Terrorismo
Christchurch
La capital de la Isla del Sur, Christchurch, es un trocito de Escocia trasplantado al hemisferio austral. «Tranquilidad» es el primer pensamiento que le asalta al viajero, que cree estar en un remedo de Edimburgo al que han olvidado colocarle su célebre castillo, y enseguida lo sorprende la amabilidad de una población de lo más acogedora, consciente de que un visitante dispuesto a gastar un puñado de dólares es un tesoro en aquel rincón del globo.

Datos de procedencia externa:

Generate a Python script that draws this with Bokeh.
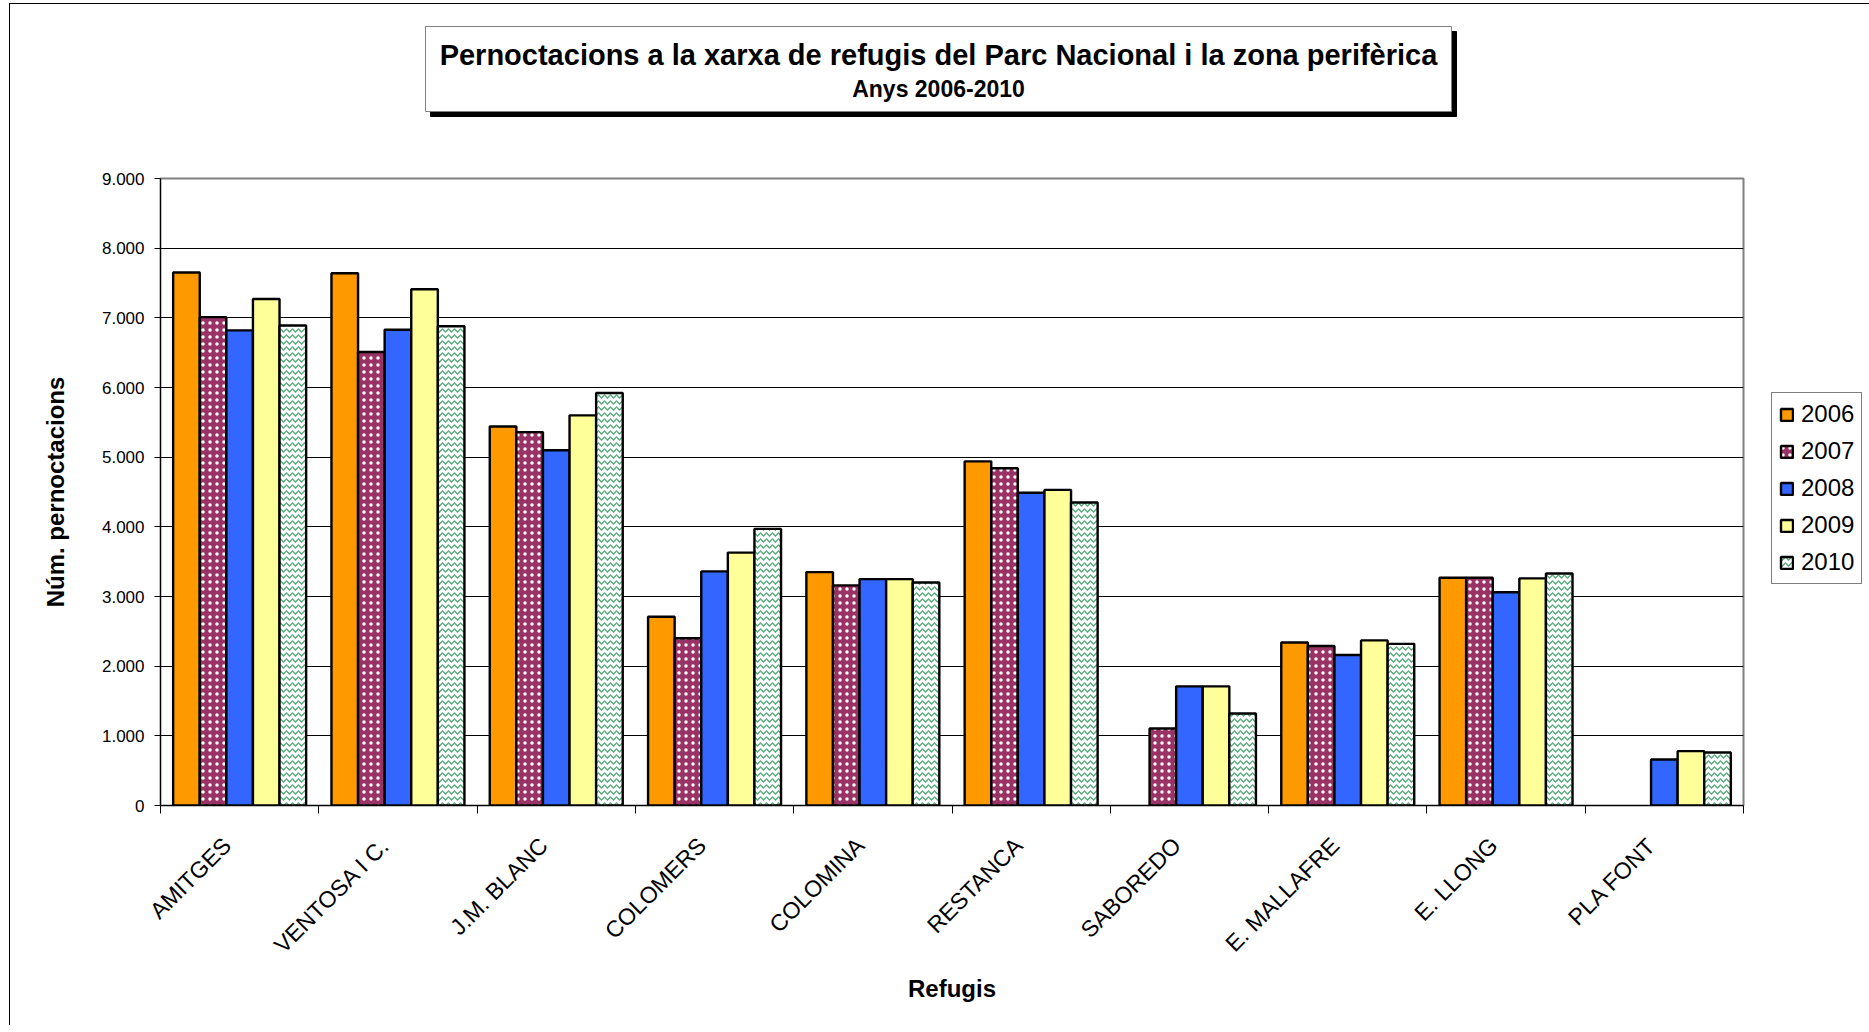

Hace tiempo, debió ser a mediados de los ochenta, la DGSE de Mitterand hundió en su puerto un barco de Greenpeace, matando a un fotógrafo portugués. Es el único sobresalto vivido por los lugareños, que relatan el suceso generación tras generación con el asombro de quienes no imaginan que el mundo puede ser un lugar terrible. «Has llegado al país adecuado», rezan los carteles aeroportuarios a modo de bienvenida y lo confirma el mestizaje desacomplejado de una población de origen principalmente caledonio (mucho pelirrojo y mucho apellido con el Mac prefijado) o maorí, entreverada por crecientes comunidades asiáticas, polinesias y de la diáspora balcánica: griegos ortodoxos, católicos croatas, musulmanes bosnios... Un supremacista blanco australiano radicalizado en Europa, Brenton Tarrant, asesinó el viernes a 49 fieles que rezaban en dos mezquitas de Christchurch y legó un testamento político en el que justificaba la masacre como medida contra «la invasión de inmigrantes». Cristalizó en sangre la basura que le metieron en la mollera, durante su estancia en Francia, los exquisitos teóricos del Frente Nacional de Le Pen, esos sofistas que hacen idénticos juegos de palabras que los mequetrefes de su esqueje transpirenaico. «Invasión de inmigrantes», decía el majareta. Conviene tener cuidado con lo que se predica y también con lo que se vota.